EU derivatives plans focus on clearing

July 1, 2009

 Charlie McCreevy    By Huw Jones
   LONDON, July 1 (Reuters) – Centrally clearing the bulk of off-exchange derivatives contracts will be the core of Europe’s efforts to cut risk in the sector as further study is needed before forcing any trades onto exchanges, an EU document said.
   The document is a draft of the EU executive European Commission’s plans to make the over-the-counter derivatives market safer after the credit crunch rang regulatory alarms.
   OTC contracts range from credit default swaps (CDS) to interest rate, equity-linked and commodity contracts. The G20 group of industrialised and emerging countries agreed in April that CDS transactions should be centrally cleared.
   The collapse of investment bank Lehman Brothers and troubles at insurer AIG <AIG.N> and Bear Stearns bank showed regulators how little they knew about the $600 trillion sector.
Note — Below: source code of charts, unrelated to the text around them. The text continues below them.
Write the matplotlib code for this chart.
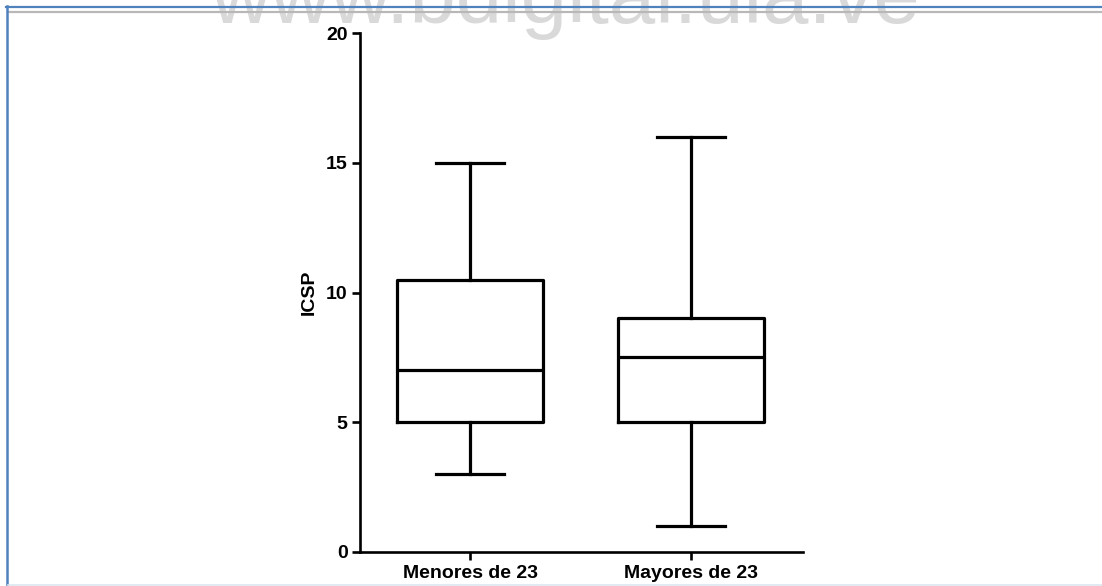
import matplotlib
matplotlib.use("Agg")
import matplotlib.pyplot as plt
from matplotlib.lines import Line2D

# Data
categories = ["Menores de 23", "Mayores de 23"]
whisker_low = [3, 1]
q1 = [5, 5]
median = [7, 7.5]
q3 = [10.5, 9]
whisker_high = [15, 16]
y_ticks = [0, 5, 10, 15, 20]
y_label = "ICSP"
watermark = "www.bdigital.ula.ve"

plt.rcParams['font.family'] = ['Liberation Sans', 'DejaVu Sans']

W, H = 1102, 586
fig = plt.figure(figsize=(W / 100, H / 100), dpi=100)
fig.patch.set_facecolor('white')

# watermark
fig.text(565 / W, 1 - 23 / H, watermark, ha='center', va='baseline',
         fontsize=60, color='#d9d9d9', zorder=0)

# frame lines
def hline(y, x0, x1, color, lw):
    fig.add_artist(Line2D([x0 / W, x1 / W], [1 - y / H, 1 - y / H],
                          transform=fig.transFigure, color=color, lw=lw, zorder=5))

def vline(x, y0, y1, color, lw):
    fig.add_artist(Line2D([x / W, x / W], [1 - y0 / H, 1 - y1 / H],
                          transform=fig.transFigure, color=color, lw=lw, zorder=5))

hline(6.5, 6, W, '#4f81bd', 1.6)
hline(11.5, 8, W, '#b8b8b8', 1.6)
vline(7, 6, H, '#4f81bd', 1.8)
hline(585, 8, W, '#dce6f0', 1.2)

ax = fig.add_axes([360 / W, 34 / H, (803 - 360) / W, 519 / H])

stats = []
for i, c in enumerate(categories):
    stats.append(dict(label=c, whislo=whisker_low[i], q1=q1[i], med=median[i],
                      q3=q3[i], whishi=whisker_high[i], fliers=[]))

lw = 2.3
ax.bxp(stats, positions=[1, 2], widths=0.665, showfliers=False,
       boxprops=dict(color='black', linewidth=lw),
       medianprops=dict(color='black', linewidth=lw),
       whiskerprops=dict(color='black', linewidth=lw),
       capprops=dict(color='black', linewidth=lw),
       capwidths=0.31)

ax.set_xlim(0.502, 2.507)
ax.set_ylim(0, 20)
ax.set_yticks(y_ticks)
ax.set_yticklabels([str(t) for t in y_ticks], fontweight='bold', fontsize=14)
ax.set_xticks([1, 2])
ax.set_xticklabels(categories, fontweight='bold', fontsize=14)
ax.set_ylabel(y_label, fontweight='bold', fontsize=14, labelpad=6)

for s in ['top', 'right']:
    ax.spines[s].set_visible(False)
for s in ['left', 'bottom']:
    ax.spines[s].set_linewidth(1.9)
ax.tick_params(axis='both', width=1.9, length=6, pad=3)
ax.patch.set_alpha(0)

fig.savefig("out.png", dpi=100, facecolor='white')
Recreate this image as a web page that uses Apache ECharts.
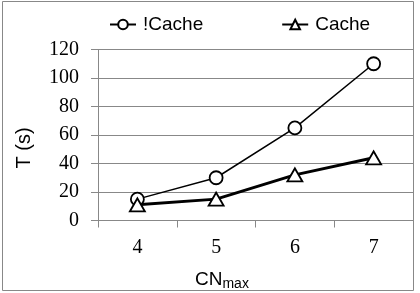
<!DOCTYPE html>
<html><head><meta charset="utf-8">
<script src="https://cdn.jsdelivr.net/npm/echarts@6/dist/echarts.min.js"></script>
<style>html,body{margin:0;padding:0;background:#fff}#c{width:420px;height:293px}</style>
</head><body><div id="c"></div>
<script>
var categories = ['4', '5', '6', '7'];
var noCache = [15, 30, 65, 110];
var cache = [11, 15, 32, 44];
var yTicks = { min: 0, max: 120, interval: 20 };
var xTitle = { main: 'CN', sub: 'max' };
var yTitle = 'T (s)';

var chart = echarts.init(document.getElementById('c'), null, { renderer: 'canvas' });
chart.setOption({
  animation: false,
  backgroundColor: '#fff',
  graphic: [{
    type: 'rect', shape: { x: 2.5, y: 1.5, width: 411, height: 289 },
    style: { fill: 'none', stroke: '#888', lineWidth: 1 }, silent: true
  }, {
    type: 'text', x: 24, y: 148, rotation: Math.PI / 2, silent: true,
    style: { text: yTitle, fontFamily: 'Liberation Sans', fontSize: 20, fill: '#000',
             align: 'center', verticalAlign: 'middle' }
  }, {
    type: 'text', x: 195, y: 280, silent: true,
    style: { text: '{a|' + xTitle.main + '}{b|' + xTitle.sub + '}', verticalAlign: 'middle',
      rich: {
        a: { fontFamily: 'Liberation Sans', fontSize: 19, fill: '#000', color: '#000' },
        b: { fontFamily: 'Liberation Sans', fontSize: 14, fill: '#000', color: '#000', padding: [9, 0, 0, 0] }
      } }
  }],
  legend: {
    top: 10, left: 104, itemGap: 78, itemWidth: 26, itemHeight: 12,
    textStyle: { fontFamily: 'Liberation Sans', fontSize: 19, color: '#000', padding: [0,0,0,2] },
    data: ['!Cache', 'Cache']
  },
  grid: { left: 98, right: 7, top: 49.5, bottom: 72.5, containLabel: false },
  xAxis: {
    type: 'category', data: categories, boundaryGap: true,
    axisLine: { lineStyle: { color: '#888', width: 1 } },
    axisTick: { show: true, length: 7, lineStyle: { color: '#888' } },
    axisLabel: { fontFamily: 'Liberation Serif', fontSize: 20, color: '#000', margin: 17 }
  },
  yAxis: {
    type: 'value', min: yTicks.min, max: yTicks.max, interval: yTicks.interval,
    axisLine: { show: true, lineStyle: { color: '#888', width: 1 } },
    axisTick: { show: true, length: 7, lineStyle: { color: '#888' } },
    splitLine: { show: true, lineStyle: { color: '#888', width: 1 } },
    axisLabel: { fontFamily: 'Liberation Serif', fontSize: 20, color: '#000', margin: 19 }
  },
  series: [{
    name: '!Cache', type: 'line', data: noCache,
    symbol: 'circle', symbolSize: 13, showAllSymbol: true,
    lineStyle: { color: '#000', width: 1.5 },
    itemStyle: { color: '#fff', borderColor: '#000', borderWidth: 1.8 }
  }, {
    name: 'Cache', type: 'line', data: cache,
    symbol: 'triangle', symbolSize: [15, 13], showAllSymbol: true,
    lineStyle: { color: '#000', width: 3 },
    itemStyle: { color: '#fff', borderColor: '#000', borderWidth: 1.8 }
  }]
});
</script></body></html>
   “The opaqueness of the market prevented, on the one hand, other market participants from knowing exactly what the exposures of their counterparties were to these three entities, which resulted in mistrust and in the sudden drying up of liquidity,” the document obtained by Reuters said.
   The document has proved contentious and been subject to rewrites.
   EU Internal Market Commissioner, Charlie McCreevy, had planned to publish to document this week but a Commission source said it has been put off to an unspecified date.
   The document says standardisation of contracts — a process already underway — is a prerequisite for central clearing, as well as setting up a central data depositories.
   The plans will be a relief to dealers as they stop short of more radical steps envisaged by the United States which seek to go beyond centrally clearing OTC trades to shift trading onto exchanges or trading platforms where possible.
   The Commission document stresses the need for clearing to take place within the EU so that supervisors have “undisputed and unfettered access to the information held by CCPs (central counterparties).”
   American dealers want to use one clearing house in the United States for all their global trades to cut costs.
   As not all OTC trades can be cleared, the Commission will work to strengthen counterparty risk management in bilateral trades, the document said.
   The Commission wants clearing to become “the norm for OTC derivatives markets as a whole, wherever possible”, the document said, moving beyond just CDS as agreed at G20 level.
   
   STICK AND CARROT
   Dealers have agreed to clear their European CDS transactions in the EU by July 31 and the document says if this deadline is not observed, mandatory actions may follow.
   The EU executive is looking how to significantly strengthen incentives to clear trades so as to “dismantle any commercial hesitation to take up CCP clearing wherever possible”.
   This could be done by slapping extra capital charges on dealers that don’t clear trades and possible legislation to assure that clearers are “safe and sound”, the document said.
   “Naturally, this further work does not in any way affect the deadline associated with the ongoing efforts to move clearing of European CDS onto one or more European CCPs, that is, 31 July 2009,” the document said.
    U.S. Treasury Secretary Timothy Geithner alarmed the industry by insisting on shifting as much trading as possible to exchanges or platforms, making it harder to justify fat margins.
   The bulk of OTC derivatives trading is handled in New York and London so the future shape of the industry could hinge on whether the EU goes as far as the United States.
   Dealers say the EU would benefit from a less strict regime as it would likely attract U.S. business.
   The document, which could be subject to last minute changes, shows that McCreevy is leaving the trading option open for now.
   “In this respect the Commission will further assess the pros and cons of channelling of further trade flow through transparent and efficient trading venues and the appropriate level of transparency — price, transaction, position — for the variety of derivative markets trading venues,” it said.
   A European central data repository — widely referred to in the industry as a warehouse for “golden copies” of trades — should be looked at, the document added.
   The Commission will hold a public hearing on Sept. 25 to discuss the policy proposals, the document said.